One last semi-saving grace is Stephenson’s extrapolated-to-the-extreme a vision of information bubbles and tribes. His America is divided so extremely along the lines of (dis)belief and (mis)information filtering that it is effectively a federation of passively hostile states rather than anything resembling united states. That scenario seems to be literally playing out in front of our eyes.

Unfortunately, Stephenson quickly runs out of intellectual firepower (even though he is most definitely a super-smart guy – after all, he invented the metaverse a quarter of a century before Mark Zuckerberg brought it into vogue) and after a handful of truly original and thought-provoking pages we find ourselves in something between the digital Old Testament and the Medieval, where all the uploaded (“digitally reincarnated”) minds begin to participate in an agrarian feudal society, falling into all the same traps and making all the same mistakes mankind did centuries ago; a sci-fi novel turns fantasy. It’s all very heavy-handed, unfortunately; it feels like Stephenson was paid by the page and not by the book, so he inflated it beyond any reason. If there is any moral or lesson to be taken away from the novel, it escaped me. It feels like the author at one point realised that he cannot take the story much further, or, possibly, just got bored with it and decided to wrap it up.

“Fall” is a paradoxical novel in my eyes: on one hand the meditation on the disembodied, desperately alone a brain is fascinating from the Transhumanist perspective; on the other I honestly cannot recall the last time I read a novel so poorly written. It’s just bad literature, pure and simple – which is particularly upsetting because it is a common offence in sci-fi: bold ideas, bad writing.

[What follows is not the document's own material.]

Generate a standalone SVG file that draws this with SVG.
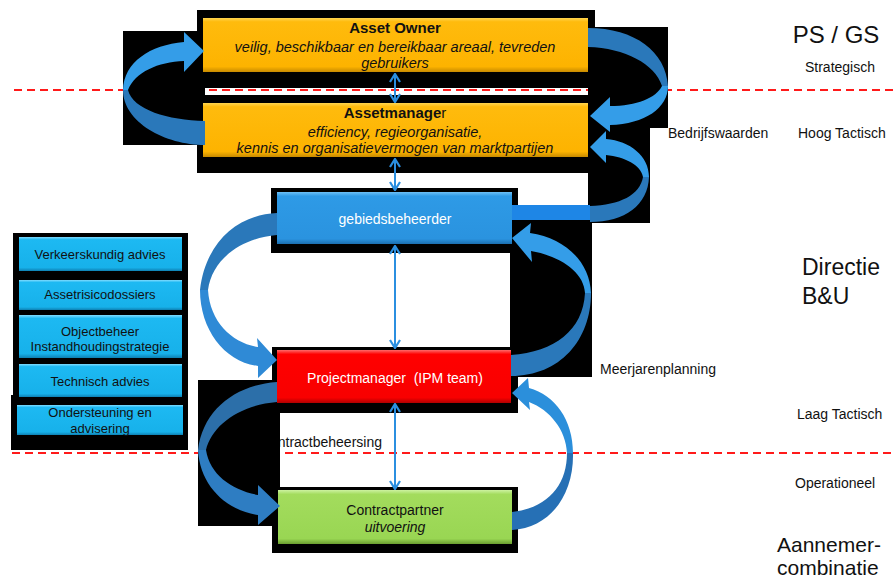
<svg xmlns="http://www.w3.org/2000/svg" width="893" height="579" viewBox="0 0 893 579">
<defs>
<linearGradient id="gOr" x1="0" y1="0" x2="0" y2="1"><stop offset="0" stop-color="#FFD54F"/><stop offset="0.07" stop-color="#FFBB0D"/><stop offset="0.9" stop-color="#FDB300"/><stop offset="1" stop-color="#C78A00"/></linearGradient>
<linearGradient id="gBl" x1="0" y1="0" x2="0" y2="1"><stop offset="0" stop-color="#6CC0F6"/><stop offset="0.08" stop-color="#2E9AE6"/><stop offset="0.9" stop-color="#2A93DF"/><stop offset="1" stop-color="#1C6FB0"/></linearGradient>
<linearGradient id="gRd" x1="0" y1="0" x2="0" y2="1"><stop offset="0" stop-color="#FF6A6A"/><stop offset="0.08" stop-color="#FF0000"/><stop offset="0.9" stop-color="#F80000"/><stop offset="1" stop-color="#B00000"/></linearGradient>
<linearGradient id="gGr" x1="0" y1="0" x2="0" y2="1"><stop offset="0" stop-color="#CDF2A0"/><stop offset="0.08" stop-color="#A3DC5D"/><stop offset="0.9" stop-color="#99D653"/><stop offset="1" stop-color="#6A9E30"/></linearGradient>
<linearGradient id="gCy" x1="0" y1="0" x2="0" y2="1"><stop offset="0" stop-color="#80DCFF"/><stop offset="0.08" stop-color="#1DB9F2"/><stop offset="0.9" stop-color="#17B1EA"/><stop offset="1" stop-color="#0E80B2"/></linearGradient>
<marker id="ah" viewBox="0 0 10 12" refX="9" refY="6" markerWidth="10" markerHeight="12" markerUnits="userSpaceOnUse" orient="auto-start-reverse">
<path d="M1,1 L9,6 L1,11" fill="none" stroke="#2B8FE0" stroke-width="2.2"/>
</marker>
<style>
text{font-family:"Liberation Sans",Arial,sans-serif;}
.blk{fill:#000;}
.dash{stroke:#FF1A1A;stroke-width:2;stroke-dasharray:8,5;fill:none;}
.lbl{font-size:14px;fill:#111;}
.big{font-size:23px;fill:#111;}
.bt{font-size:14px;fill:#111;text-anchor:middle;}
.wt{font-size:14px;fill:#fff;text-anchor:middle;white-space:pre;}
.side{font-size:13px;fill:#111;text-anchor:middle;}
.it{font-style:italic;font-size:14.5px;}
.dbl{stroke:#2B8FE0;stroke-width:2;fill:none;marker-start:url(#ah);marker-end:url(#ah);}
.dk{fill:#2A78BA;}
.lt{fill:#349DE8;}
</style>
</defs>
<rect width="893" height="579" fill="#fff"/>

<!-- level divider lines -->
<line class="dash" x1="14" y1="90" x2="893" y2="90"/>
<line class="dash" x1="12" y1="453" x2="893" y2="453"/>

<!-- side labels -->
<g id="labels">
<text x="836" y="43" style="font-size:24px;fill:#111;text-anchor:middle">PS / GS</text>
<text x="840" y="72" class="lbl" style="text-anchor:middle">Strategisch</text>
<text x="668" y="138" class="lbl">Bedrijfswaarden</text>
<text x="798" y="138" class="lbl">Hoog Tactisch</text>
<text x="802" y="275" class="big">Directie</text>
<text x="802" y="304" class="big">B&amp;U</text>
<text x="600" y="374" class="lbl">Meerjarenplanning</text>
<text x="797" y="419" class="lbl">Laag Tactisch</text>
<text x="795" y="488" class="lbl">Operationeel</text>
<text x="777" y="552" style="font-size:21px;fill:#111">Aannemer-</text>
<text x="777" y="575" style="font-size:21px;fill:#111">combinatie</text>
<text x="382" y="447" class="lbl" style="text-anchor:end">Contractbeheersing</text>
</g>

<!-- black backgrounds -->
<g id="backgrounds">
<rect class="blk" x="197" y="10" width="398" height="78"/>
<rect class="blk" x="197" y="95" width="398" height="78"/>
<rect class="blk" x="123" y="31" width="82" height="114"/>
<rect class="blk" x="588" y="27" width="80" height="101"/>
<rect class="blk" x="588" y="128" width="62" height="95"/>
<rect class="blk" x="271" y="188" width="247" height="65"/>
<rect class="blk" x="510" y="217" width="82" height="160"/>
<rect class="blk" x="272" y="347" width="246" height="66"/>
<rect class="blk" x="198" y="380" width="82" height="146"/>
<rect class="blk" x="272" y="487" width="246" height="66"/>
<rect class="blk" x="13" y="233" width="175" height="164"/>
<rect class="blk" x="11" y="395" width="177" height="55"/>
</g>

<!-- nodes -->
<g id="asset-owner">
<rect x="203" y="18" width="385" height="54" fill="url(#gOr)"/>
<text x="395" y="33" class="bt" style="font-weight:bold;font-size:15px">Asset Owner</text>
<text x="395" y="52" class="bt it">veilig, beschikbaar en bereikbaar areaal, tevreden</text>
<text x="395" y="68" class="bt it">gebruikers</text>
</g>
<g id="assetmanager">
<rect x="203" y="103" width="385" height="54" fill="url(#gOr)"/>
<text x="395" y="118" class="bt" style="font-size:15px"><tspan style="font-weight:bold">Assetmanage</tspan>r</text>
<text x="395" y="137" class="bt it">efficiency, regieorganisatie,</text>
<text x="395" y="153" class="bt it">kennis en organisatievermogen van marktpartijen</text>
</g>
<g id="gebiedsbeheerder">
<rect x="277" y="192" width="235" height="52" fill="url(#gBl)"/>
<text x="395" y="224" class="wt">gebiedsbeheerder</text>
</g>
<g id="projectmanager">
<rect x="277" y="350" width="234" height="53" fill="url(#gRd)"/>
<text x="395" y="383" class="wt" xml:space="preserve">Projectmanager  (IPM team)</text>
</g>
<g id="contractpartner">
<rect x="278" y="490" width="234" height="54" fill="url(#gGr)"/>
<text x="395" y="515" class="bt">Contractpartner</text>
<text x="395" y="532" class="bt it" style="font-size:14px">uitvoering</text>
</g>
<g id="side-panel">
<rect x="19" y="237" width="163" height="34" fill="url(#gCy)"/>
<text x="100" y="259" class="side">Verkeerskundig advies</text>
<rect x="19" y="280" width="163" height="30" fill="url(#gCy)"/>
<text x="100" y="299" class="side">Assetrisicodossiers</text>
<rect x="19" y="315" width="163" height="43" fill="url(#gCy)"/>
<text x="100" y="336" class="side">Objectbeheer</text>
<text x="100" y="351" class="side">Instandhoudingstrategie</text>
<rect x="19" y="364" width="163" height="33" fill="url(#gCy)"/>
<text x="100" y="386" class="side">Technisch advies</text>
<rect x="17" y="405" width="166" height="30" fill="url(#gCy)"/>
<text x="100" y="417" class="side">Ondersteuning en</text>
<text x="100" y="433" class="side">advisering</text>
</g>

<!-- connectors -->
<g id="connectors">
<!-- curved arrows -->
<path class="dk" d="M205,121 C168,120 133,110 128,90 L123,90 C123,122 165,145 205,145 Z"/>
<path class="lt" d="M123,90 C124,62 150,45 184,42 L184,32 L204,51 L184,72 L184,61 C158,62 135,72 128,90 Z"/>

<path class="dk" d="M588,28 C635,28 666,52 668,86 L662,86 C655,64 625,48 588,47 Z"/>
<path class="lt" d="M668,86 C668,108 645,124 610,125 L610,132 L590,116 L610,97 L610,106 C637,106 656,98 662,86 Z"/>

<rect x="512" y="205" width="78" height="15" fill="#1E86E6"/>
<path class="dk" d="M590,206 C620,205 640,195 643,177 L649,177 C648,205 625,222 590,222 Z"/>
<path class="lt" d="M649,177 C649,156 630,141 606,139 L606,131 L590,147 L606,163 L606,155 C625,157 641,165 643,177 Z"/>

<path class="dk" d="M511,355 C555,352 583,330 585,293 L591,293 C591,340 560,376 511,376 Z"/>
<path class="lt" d="M591,293 C590,262 565,238 530,233 L531,223 L512,238 L532,262 L531,251 C560,256 584,272 585,293 Z"/>

<path class="dk" d="M277,213 C235,215 205,245 200,290 L208,290 C212,260 240,238 277,235 Z"/>
<path fill="#2F8AD6" d="M200,290 C200,330 225,362 258,366 L258,378 L277,360 L257,338 L258,347 C232,343 210,322 208,290 Z"/>

<path fill="#2C6FA9" d="M277,382 C235,385 203,410 198,450 L206,450 C212,425 240,405 277,402 Z"/>
<path fill="#2E7DC2" d="M198,450 C200,485 225,510 258,515 L258,525 L280,506 L258,485 L258,495 C232,490 210,475 206,450 Z"/>

<path fill="#2670B5" d="M512,512 C548,508 567,485 567,453 L573,453 C574,495 550,528 512,530 Z"/>
<path fill="#2B8FDB" d="M573,453 C573,420 555,395 529,388 L528,378 L512,393 L530,410 L529,402 C550,410 566,430 567,453 Z"/>

<!-- straight double arrows -->
<line class="dbl" x1="395" y1="74" x2="395" y2="102"/>
<line class="dbl" x1="395" y1="159" x2="395" y2="190"/>
<line class="dbl" x1="395" y1="246" x2="395" y2="348"/>
<line class="dbl" x1="395" y1="404" x2="395" y2="489"/>
</g>
</svg>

I have read so many sci-fi books where amazing ideas were poorly written up, and I have a real chip on my shoulder about it, as I suspect that sci-fi literature’s second-class citizen status in the literary world (at least as I have perceived it all my life, perhaps wrongly) might be down to its literary qualities. The one novel that comes to mind as a comparator volume-wise and author’s clout-wise is Neil Gaiman’s “American gods”, and you really need to look no further to see, glaringly, the difference between quality and not-so-quality literature within broadly-defined sci-fi and fantasy genre: Gaiman’s writing is full of wonder with moments of genuine brilliance (Shadow’s experience being tied to a tree) whereas Stephenson’s is heavy, uninspired, and tired.

Against my better judgement, I read the novel through to the end (“if you haven’t read the book back-to-back, then it doesn’t count!” shouts my inner saboteur). Is “Fall” worth the time it takes to go through its 883 pages? No; sadly, it is not. You could read 2 – 3 other, much better books in the time it takes to go through it, and – unlike in that true-life story – there is no grand prize at the end.

What are the lessons to be taken away from 5 months’ worth of wasted evenings? Two, in my view:

Writing a quality novel is tough, but coming up with a quality, non-WTF ending is tougher; that is where so many fail (including Stephenson – spectacularly);
If a book isn’t working for you, just put it down. Sure, it may have a come to Jesus revelatory ending, but… how likely is that? Bad novels are usually followed by even worse endings.



(1)  Another case in point: Thomas Harris’ Hannibal Lecter series of novels – it’s mediocre literature at best, but it allowed a number of very talented artists to develop fascinating, charismatic characters and compelling stories, both in cinema and on TV.

(2) In my personal view, both novels are on the edge of fantasy and slipstream, but I appreciate that not everyone will agree with this one.